>> begin Dataset extract
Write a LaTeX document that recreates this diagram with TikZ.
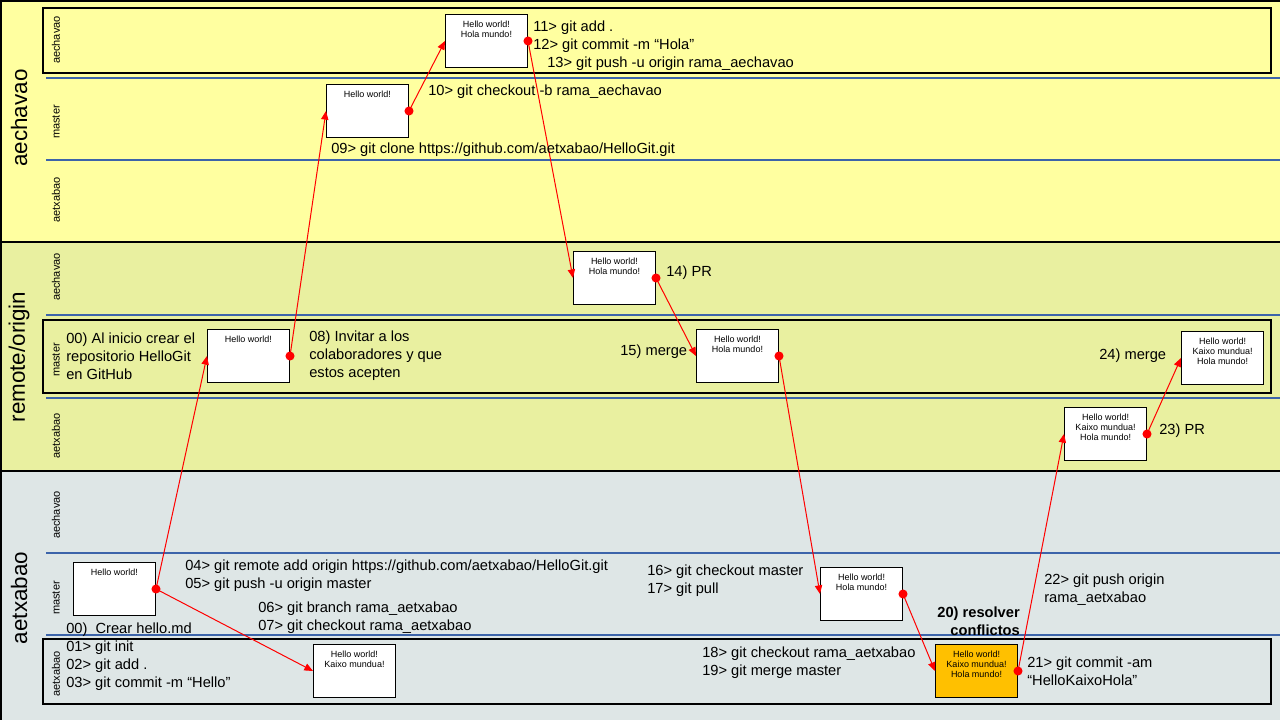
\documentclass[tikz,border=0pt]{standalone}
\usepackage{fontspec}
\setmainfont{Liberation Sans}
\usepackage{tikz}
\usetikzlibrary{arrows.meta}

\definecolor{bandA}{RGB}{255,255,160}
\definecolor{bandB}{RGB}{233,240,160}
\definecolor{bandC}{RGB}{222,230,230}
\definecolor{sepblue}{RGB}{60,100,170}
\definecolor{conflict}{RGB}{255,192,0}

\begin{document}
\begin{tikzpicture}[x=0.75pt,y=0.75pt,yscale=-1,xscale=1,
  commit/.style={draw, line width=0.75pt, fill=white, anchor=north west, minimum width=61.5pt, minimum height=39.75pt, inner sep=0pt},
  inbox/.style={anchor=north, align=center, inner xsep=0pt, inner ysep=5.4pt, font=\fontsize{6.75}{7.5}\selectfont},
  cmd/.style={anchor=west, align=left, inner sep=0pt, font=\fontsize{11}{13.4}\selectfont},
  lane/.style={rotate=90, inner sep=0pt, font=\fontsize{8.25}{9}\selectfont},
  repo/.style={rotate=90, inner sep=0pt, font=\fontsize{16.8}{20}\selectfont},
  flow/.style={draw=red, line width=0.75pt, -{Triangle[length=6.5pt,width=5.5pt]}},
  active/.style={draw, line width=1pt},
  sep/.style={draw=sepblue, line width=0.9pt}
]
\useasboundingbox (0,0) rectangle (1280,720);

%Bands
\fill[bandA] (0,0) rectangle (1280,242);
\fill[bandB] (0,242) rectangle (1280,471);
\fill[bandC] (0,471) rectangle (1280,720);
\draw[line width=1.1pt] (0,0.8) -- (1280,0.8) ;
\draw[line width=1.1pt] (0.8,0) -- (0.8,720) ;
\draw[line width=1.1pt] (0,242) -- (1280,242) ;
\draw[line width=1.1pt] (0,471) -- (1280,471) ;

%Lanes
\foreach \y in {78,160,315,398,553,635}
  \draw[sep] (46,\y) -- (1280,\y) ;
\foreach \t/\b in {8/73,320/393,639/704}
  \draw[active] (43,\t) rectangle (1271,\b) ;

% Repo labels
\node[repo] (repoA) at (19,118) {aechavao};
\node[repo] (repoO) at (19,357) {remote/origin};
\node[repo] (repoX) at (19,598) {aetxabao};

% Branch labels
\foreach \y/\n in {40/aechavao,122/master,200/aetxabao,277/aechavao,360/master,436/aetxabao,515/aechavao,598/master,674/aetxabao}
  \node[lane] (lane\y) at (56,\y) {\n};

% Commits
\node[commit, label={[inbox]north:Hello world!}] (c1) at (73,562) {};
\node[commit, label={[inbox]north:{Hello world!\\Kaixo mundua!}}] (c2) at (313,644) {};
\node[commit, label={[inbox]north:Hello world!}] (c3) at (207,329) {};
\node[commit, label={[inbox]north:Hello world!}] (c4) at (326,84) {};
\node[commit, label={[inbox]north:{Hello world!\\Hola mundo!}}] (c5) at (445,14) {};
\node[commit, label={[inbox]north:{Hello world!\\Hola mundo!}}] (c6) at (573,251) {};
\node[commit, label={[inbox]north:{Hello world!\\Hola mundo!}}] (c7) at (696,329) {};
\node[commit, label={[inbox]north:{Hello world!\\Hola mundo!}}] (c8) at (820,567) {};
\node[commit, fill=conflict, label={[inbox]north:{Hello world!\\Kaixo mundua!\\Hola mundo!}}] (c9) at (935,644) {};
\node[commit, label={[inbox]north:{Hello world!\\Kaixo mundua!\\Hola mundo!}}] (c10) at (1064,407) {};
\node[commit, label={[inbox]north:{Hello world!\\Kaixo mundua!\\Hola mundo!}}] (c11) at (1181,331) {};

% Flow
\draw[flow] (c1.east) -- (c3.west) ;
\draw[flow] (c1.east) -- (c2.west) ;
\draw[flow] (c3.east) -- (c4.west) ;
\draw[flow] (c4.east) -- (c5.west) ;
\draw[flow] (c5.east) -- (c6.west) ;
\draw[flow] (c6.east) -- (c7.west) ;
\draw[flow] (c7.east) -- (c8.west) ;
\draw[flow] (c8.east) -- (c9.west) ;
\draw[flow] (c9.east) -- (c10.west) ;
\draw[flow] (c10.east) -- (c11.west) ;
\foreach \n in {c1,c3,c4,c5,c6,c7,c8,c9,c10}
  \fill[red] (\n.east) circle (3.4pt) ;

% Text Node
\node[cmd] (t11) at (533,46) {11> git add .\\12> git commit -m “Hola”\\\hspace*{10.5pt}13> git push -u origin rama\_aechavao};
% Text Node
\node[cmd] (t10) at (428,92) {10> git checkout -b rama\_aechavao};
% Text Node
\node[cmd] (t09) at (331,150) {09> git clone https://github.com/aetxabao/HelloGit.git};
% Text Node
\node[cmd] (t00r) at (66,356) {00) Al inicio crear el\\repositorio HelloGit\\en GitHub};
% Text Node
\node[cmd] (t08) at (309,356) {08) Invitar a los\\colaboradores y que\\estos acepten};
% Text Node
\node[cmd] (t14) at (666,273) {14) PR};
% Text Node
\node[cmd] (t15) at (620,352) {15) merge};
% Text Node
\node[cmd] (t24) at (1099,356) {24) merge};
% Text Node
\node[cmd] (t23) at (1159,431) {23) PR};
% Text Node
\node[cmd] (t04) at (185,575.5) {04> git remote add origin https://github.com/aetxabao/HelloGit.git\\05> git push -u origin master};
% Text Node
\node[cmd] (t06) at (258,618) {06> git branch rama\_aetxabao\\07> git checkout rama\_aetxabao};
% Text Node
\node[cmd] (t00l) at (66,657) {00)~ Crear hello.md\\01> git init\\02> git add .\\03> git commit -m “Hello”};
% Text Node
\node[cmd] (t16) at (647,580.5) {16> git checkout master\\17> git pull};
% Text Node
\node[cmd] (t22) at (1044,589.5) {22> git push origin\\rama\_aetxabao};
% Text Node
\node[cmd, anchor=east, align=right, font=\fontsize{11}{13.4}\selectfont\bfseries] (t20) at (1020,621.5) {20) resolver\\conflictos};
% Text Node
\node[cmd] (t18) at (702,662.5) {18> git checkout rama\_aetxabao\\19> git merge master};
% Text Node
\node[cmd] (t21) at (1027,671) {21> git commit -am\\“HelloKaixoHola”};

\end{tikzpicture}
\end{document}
>> end Dataset extract
■ Given problem: Repeat, exactly and in full, each line from the start of the data to the line that contains "(repoX) at (19,598)". Pictures do not go in.

■ Answer to the problem:
Write a LaTeX document that recreates this diagram with TikZ.
\documentclass[tikz,border=0pt]{standalone}
\usepackage{fontspec}
\setmainfont{Liberation Sans}
\usepackage{tikz}
\usetikzlibrary{arrows.meta}

\definecolor{bandA}{RGB}{255,255,160}
\definecolor{bandB}{RGB}{233,240,160}
\definecolor{bandC}{RGB}{222,230,230}
\definecolor{sepblue}{RGB}{60,100,170}
\definecolor{conflict}{RGB}{255,192,0}

\begin{document}
\begin{tikzpicture}[x=0.75pt,y=0.75pt,yscale=-1,xscale=1,
  commit/.style={draw, line width=0.75pt, fill=white, anchor=north west, minimum width=61.5pt, minimum height=39.75pt, inner sep=0pt},
  inbox/.style={anchor=north, align=center, inner xsep=0pt, inner ysep=5.4pt, font=\fontsize{6.75}{7.5}\selectfont},
  cmd/.style={anchor=west, align=left, inner sep=0pt, font=\fontsize{11}{13.4}\selectfont},
  lane/.style={rotate=90, inner sep=0pt, font=\fontsize{8.25}{9}\selectfont},
  repo/.style={rotate=90, inner sep=0pt, font=\fontsize{16.8}{20}\selectfont},
  flow/.style={draw=red, line width=0.75pt, -{Triangle[length=6.5pt,width=5.5pt]}},
  active/.style={draw, line width=1pt},
  sep/.style={draw=sepblue, line width=0.9pt}
]
\useasboundingbox (0,0) rectangle (1280,720);

%Bands
\fill[bandA] (0,0) rectangle (1280,242);
\fill[bandB] (0,242) rectangle (1280,471);
\fill[bandC] (0,471) rectangle (1280,720);
\draw[line width=1.1pt] (0,0.8) -- (1280,0.8) ;
\draw[line width=1.1pt] (0.8,0) -- (0.8,720) ;
\draw[line width=1.1pt] (0,242) -- (1280,242) ;
\draw[line width=1.1pt] (0,471) -- (1280,471) ;

%Lanes
\foreach \y in {78,160,315,398,553,635}
  \draw[sep] (46,\y) -- (1280,\y) ;
\foreach \t/\b in {8/73,320/393,639/704}
  \draw[active] (43,\t) rectangle (1271,\b) ;

% Repo labels
\node[repo] (repoA) at (19,118) {aechavao};
\node[repo] (repoO) at (19,357) {remote/origin};
\node[repo] (repoX) at (19,598) {aetxabao};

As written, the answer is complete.